Merrill Lynch évoque également dans sa note le scénario d'un démantèlement de la Société Générale qui aurait l'avantage, à ses yeux, de maintenir son réseau dans des mains françaises et d'introduire une composante en cash susceptible de décourager des surenchères. Un consortium BNP Paribas-Crédit agricole SA et Intesa Sanpaolo pourrait alors lancer une offre dans des délais courts et avec une prime équitable, selon la banque américaine.

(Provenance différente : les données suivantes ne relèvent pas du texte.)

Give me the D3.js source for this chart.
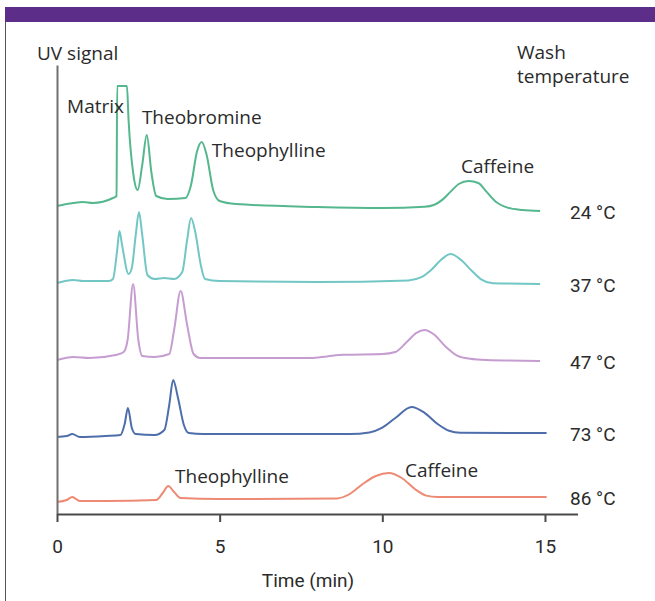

Le gouverneur de la Banque de France a voulu éviter une panique du type Northern Rock
Le gouverneur de la Banque de France a expliqué mardi avoir agi dans la crise à la Société générale avec l'objectif d'éviter une crise comparable à celle de la banque britannique Northern Rock. Devant la commission des Finances de l'Assemblée nationale, Christian Noyer a également justifié le fait de ne pas avoir immédiatement averti le gouvernement de la situation par la volonté de présenter une solution en même temps que le problème. "Mon souci primordial a été, ayant en mémoire l'expérience très douloureuse vécue par le Royaume-Uni dans une affaire très différente il a quelques mois, de faire en sorte que le problème soit traité et que les solutions soient mises en place dans les délais les plus brefs, de telle sorte qu'il n'y ait pas d'annonce sans qu'il y ait de solution", a-t-il dit. Christian Noyer, qui est également président de la Commission bancaire, a indiqué qu'il n'avait averti que quatre de ses collaborateurs bien qu'il fasse confiance à l'ensemble de son équipe. Vis-à-vis du gouvernement, qui n'a été averti que trois jours après, "le raisonnement est différent", a ajouté Christian Noyer. "J'ai considéré que mon rôle n'était pas d'apporter des problèmes au gouvernement sans solution mais d'apporter un problème avec un début de solution", a-t-il dit. "Ce n'est absolument pas une question de confiance, c'était simplement qu'il me semblait que mon devoir c'était de m'assurer qu'au moins un début de solution était en route", a-t-il ajouté.